Participant Study

A practical entry point for real longitudinal follow-up.

This is the operational path for small participant studies around sleep, overnight physiology, next-day burden, and repeated daily self-report. It is designed to stay serious, lightweight, and compatible with the Butterfly Effect research stack.

What is captured

Passive signals plus daily labels

The study is not built on passive data alone. The important step is linking sleep and overnight physiology to repeated daily self-report.

  • Passive layer. Sleep timing, duration, continuity, heart-rate signal, HRV, activity, daylight, and related wearable measures when available.
  • Daily check-in. Short self-report on sleep quality, stress, anxiety, mood, fatigue, pain or tension, and a few key confounders like caffeine or alcohol.
  • Merge point. The final bundle is joined by participant identity and dates so the project can read night-to-day relationships within the same person.

Why this matters

It closes the main gap left by passive exports alone

Wearable exports are strong for pattern-tracking, but limited for symptoms and next-day burden unless daily labels exist. This study layer is what makes that linkage explicit.

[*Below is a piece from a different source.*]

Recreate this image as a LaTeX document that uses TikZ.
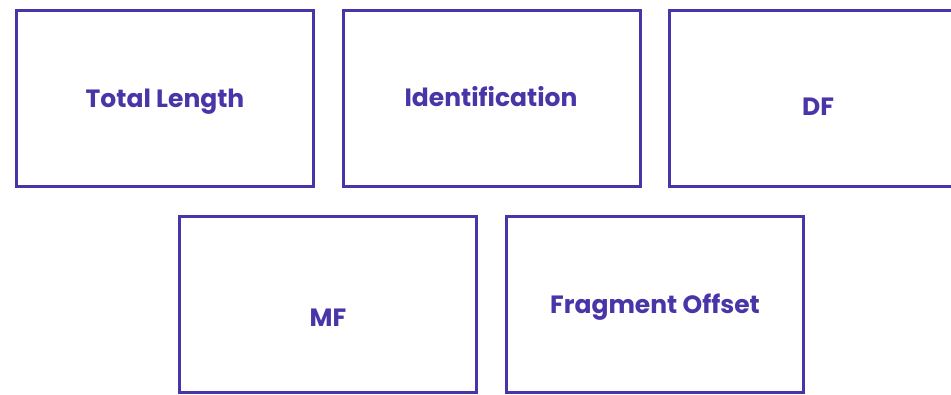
\documentclass[tikz,border=0pt]{standalone}
\usepackage{fontspec}
\setmainfont{Poppins}
\definecolor{fc}{HTML}{4A35A8}
\begin{document}
\begin{tikzpicture}[x=1pt,y=-1pt,
  fieldbox/.style={draw=fc,line width=3.5pt,fill=white,minimum width=297pt,minimum height=176pt,inner sep=0pt,outer sep=0pt,anchor=north west},
  lbl/.style={text=fc,font=\fontsize{25}{28}\selectfont\bfseries,anchor=base,inner sep=0pt}]
\useasboundingbox (0,0) rectangle (951,394);
\node[fieldbox] (tl) at (16.5,10.5) {};
\node[fieldbox] (id) at (343.5,10.5) {};
\node[fieldbox] (df) at (669.5,10.5) {};
\node[fieldbox] (mf) at (179.5,216.5) {};
\node[fieldbox] (fo) at (506.5,216.5) {};
\node[lbl] (tlt) at (165,107) {Total Length};
\node[lbl] (idt) at (491,106) {Identification};
\node[lbl] (dft) at (818,115) {DF};
\node[lbl] (mft) at (328,326) {MF};
\node[lbl] (fot) at (655,313) {Fragment Offset};
\end{tikzpicture}
\end{document}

  • Without daily labels. We can describe timing, short nights, or activated nights, but not defend strong symptom claims.
  • With daily labels. We can test within-person links such as short sleep to next-day stress, late nights to worse fatigue, or hyperactivation to a harder following day.
  • For the project. This gives Butterfly Effect its own longitudinal data path instead of depending only on outside cohorts.

Participant contract

The study is narrow on purpose.

  • Not diagnostic. The study does not diagnose insomnia, anxiety, depression, pain conditions, or any other disorder.
  • Longitudinal first. The unit of interpretation is repeated pattern, not one isolated night.
  • Research return. Outputs are designed to be understandable, but they remain governed research return rather than a consumer sleep app.

What participants receive

A serious return, not a wellness score.

  • Participant-facing monthly review. Clear explanation of the dominant sleep and physiology patterns in the follow-up window, with explicit limits.
  • Professional companion. Same core payload, but more structured for psychologist, clinician, or research review.
  • Evidence-backed orientation. Where relevant, the system can attach guidance tiers based on stronger vs weaker evidence rather than generic tips.

Operational tools

What participants can use right now

  • Daily participant check-in. Open the participant-facing check-in. It links the participant code to a secure study account, stores repeated check-ins in the study backend, and keeps progress visible without exposing export tools to the participant.
  • Participant experience stays focused. Export and support tools are kept out of the participant view so the daily task stays short, clear, and repeatable.
  • Study operations stay separate. CSV template, schema support, and local recovery tooling remain available for research setup, back-office use, or later merge with Apple Health history.

Privacy and operations

Pseudonymized study handling

  • Participant identity is separated. Contact details and analytical data should not live in the same operational layer.
  • Study data is linked by participant code. Daily check-ins, wearable exports, and generated reports all bind to the same governed participant identifier.
  • Scope remains academic and developmental. This infrastructure supports research, pilot studies, and methodological validation; it is not yet a clinical product.